**TASK**
Your task is to reproduce, verbatim and without pictures, the lines from the opening of the listing through the line containing "const yTicks = [0, 1, 2, 3, 4];".

**DATA SEGMENT**
▼▼▼
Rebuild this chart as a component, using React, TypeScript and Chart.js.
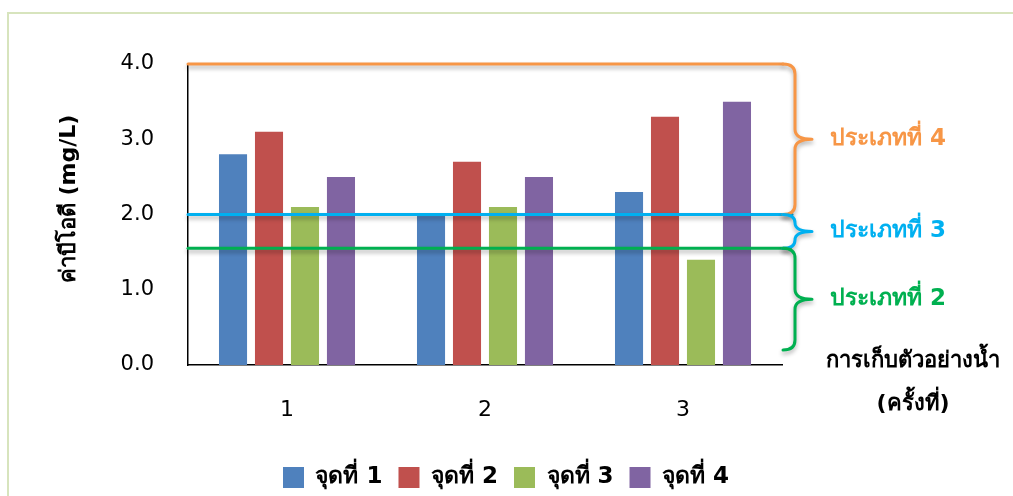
import React, { useEffect, useRef } from "react";
import { Chart, registerables } from "chart.js";

Chart.register(...registerables);

const categories = ["1", "2", "3"];
const seriesNames = ["จุดที่ 1", "จุดที่ 2", "จุดที่ 3", "จุดที่ 4"];
const point1 = [2.8, 2.0, 2.3];
const point2 = [3.1, 2.7, 3.3];
const point3 = [2.1, 2.1, 1.4];
const point4 = [2.5, 2.5, 3.5];
const seriesColors = ["#4F81BD", "#C0504D", "#9BBB59", "#8064A2"];

const yTicks = [0, 1, 2, 3, 4];

// Water quality class limits (BOD, mg/L) and the ranges their braces cover
const classNames = ["ประเภทที่ 4", "ประเภทที่ 3", "ประเภทที่ 2"];
const classColors = ["#F79646", "#00B0F0", "#00B050"];
const classLimits = [4.0, 2.0, 1.55];
const braceTops = [4.0, 2.0, 1.55];
const braceBottoms = [2.0, 1.55, 0.2];

const yTitle = "ค่าบีโอดี (mg/L)";
const xTitleLines = ["การเก็บตัวอย่างน้ำ", "(ครั้งที่)"];

const FONT = "Tahoma, 'DejaVu Sans', sans-serif";

// Centre the legend row under the whole figure rather than under the plot
const legendShiftPlugin = {
  id: "legendShift",
  afterLayout(chart: any) {
    const lg = chart.legend;
    if (lg) {
      lg.left += 115;
      lg.right += 115;
    }
  },
};

const annotationPlugin = {
  id: "classAnnotations",
  afterDatasetsDraw(chart: any) {
    const { ctx, chartArea, scales } = chart;
    const y = scales.y;
    const left = chartArea.left;
    const lineEnds = [chartArea.right + 1, chartArea.right + 10, chartArea.right + 8];
    const xV = chartArea.right + 13;
    const xT = chartArea.right + 30;

    ctx.save();
    ctx.lineCap = "round";
    ctx.lineJoin = "round";
    ctx.shadowColor = "rgba(0,0,0,0.3)";
    ctx.shadowBlur = 4;
    ctx.shadowOffsetY = 3;

    // horizontal limit lines
    classLimits.forEach((v, i) => {
      const py = y.getPixelForValue(v);
      ctx.strokeStyle = classColors[i];
      ctx.lineWidth = 3;
      ctx.beginPath();
      ctx.moveTo(left, py);
      ctx.lineTo(lineEnds[i], py);
      ctx.stroke();
    });

    // curly braces
    braceTops.forEach((t, i) => {
      const top = y.getPixelForValue(t);
      const bot = y.getPixelForValue(braceBottoms[i]);
      const mid = (top + bot) / 2;
      const r = Math.min(10, (bot - top) / 4);
      const xL = xV - 12;
      ctx.strokeStyle = classColors[i];
      ctx.lineWidth = 3;
      ctx.beginPath();
      ctx.moveTo(xL, top);
      ctx.quadraticCurveTo(xV, top, xV, top + r);
      ctx.lineTo(xV, mid - r);
      ctx.quadraticCurveTo(xV, mid, xT, mid);
      ctx.quadraticCurveTo(xV, mid, xV, mid + r);
      ctx.lineTo(xV, bot - r);
      ctx.quadraticCurveTo(xV, bot, xL, bot);
      ctx.stroke();
    });
    ctx.restore();

    ctx.save();
    ctx.textBaseline = "middle";
    ctx.textAlign = "left";
    ctx.font = `bold 23px ${FONT}`;
    braceTops.forEach((t, i) => {
      const top = y.getPixelForValue(t);
      const bot = y.getPixelForValue(braceBottoms[i]);
      ctx.fillStyle = classColors[i];
      ctx.fillText(classNames[i], xT + 18, (top + bot) / 2);
    });

    // axis titles
    ctx.fillStyle = "#000";
    ctx.textAlign = "center";
    ctx.font = `bold 22px ${FONT}`;
    ctx.fillText(xTitleLines[0], 913, chartArea.bottom - 4);
    ctx.fillText(xTitleLines[1], 913, chartArea.bottom + 39);

    ctx.translate(69, 199);
    ctx.rotate(-Math.PI / 2);
    ctx.fillText(yTitle, 0, 0);
    ctx.restore();
  },
};

export default function App() {
  const canvasRef = useRef<HTMLCanvasElement | null>(null);

  useEffect(() => {
    document.body.style.margin = "0";
    const canvas = canvasRef.current;
    if (!canvas) return;
    const series = [point1, point2, point3, point4];
    const chart = new Chart(canvas, {
      type: "bar",
      data: {
        labels: categories,
        datasets: series.map((d, i) => ({
          label: seriesNames[i],
          data: d,
          backgroundColor: seriesColors[i],
          borderWidth: 0,
          categoryPercentage: 0.727,
          barPercentage: 0.78,
        })),
      },
      options: {
        responsive: false,
        animation: false,
        layout: { padding: { left: 0, right: 231, top: 64, bottom: -3 } },
        plugins: {
          tooltip: { enabled: false },
          legend: {
            position: "bottom",
            labels: {
              boxWidth: 21,
              boxHeight: 21,
              padding: 16,
              color: "#000",
              font: { family: FONT, size: 23, weight: "bold" },
            },
          },
        },
        scales: {
          x: {
            grid: { display: false, drawTicks: false },
            border: { color: "#000", width: 1.5 },
            ticks: {
              color: "#000",
              padding: 32,
              font: { family: FONT, size: 22 },
            },
            afterFit: (s: any) => {
              s.height = 85;
            },
          },
          y: {
            min: 0,
            max: 4,
            afterBuildTicks: (s: any) => {
              s.ticks = yTicks.map((v) => ({ value: v }));
            },
            grid: { display: false, drawTicks: false },
            border: { color: "#000", width: 1.5 },
            ticks: {
              color: "#000",
              padding: 34,
              font: { family: FONT, size: 21 },
              callback: (v: any) => Number(v).toFixed(1),
            },
            afterFit: (s: any) => {
              s.width = 188;
            },
          },
        },
      },
      plugins: [legendShiftPlugin, annotationPlugin],
    });
    return () => chart.destroy();
  }, []);

  return (
    <div style={{ position: "relative", width: 1013, height: 496, overflow: "hidden", background: "#fff" }}>
      <div
        style={{
          position: "absolute",
          left: 7,
          top: 12,
          width: 1100,
          height: 600,
          borderLeft: "2px solid #D7E4BD",
          borderTop: "2px solid #D7E4BD",
        }}
      />
      <canvas ref={canvasRef} width={1013} height={496} style={{ position: "absolute", left: 0, top: 0, width: 1013, height: 496 }} />
    </div>
  );
}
▲▲▲
**SOLUTION TO THIS EXERCISE**
Rebuild this chart as a component, using React, TypeScript and Chart.js.
import React, { useEffect, useRef } from "react";
import { Chart, registerables } from "chart.js";

Chart.register(...registerables);

const categories = ["1", "2", "3"];
const seriesNames = ["จุดที่ 1", "จุดที่ 2", "จุดที่ 3", "จุดที่ 4"];
const point1 = [2.8, 2.0, 2.3];
const point2 = [3.1, 2.7, 3.3];
const point3 = [2.1, 2.1, 1.4];
const point4 = [2.5, 2.5, 3.5];
const seriesColors = ["#4F81BD", "#C0504D", "#9BBB59", "#8064A2"];

const yTicks = [0, 1, 2, 3, 4];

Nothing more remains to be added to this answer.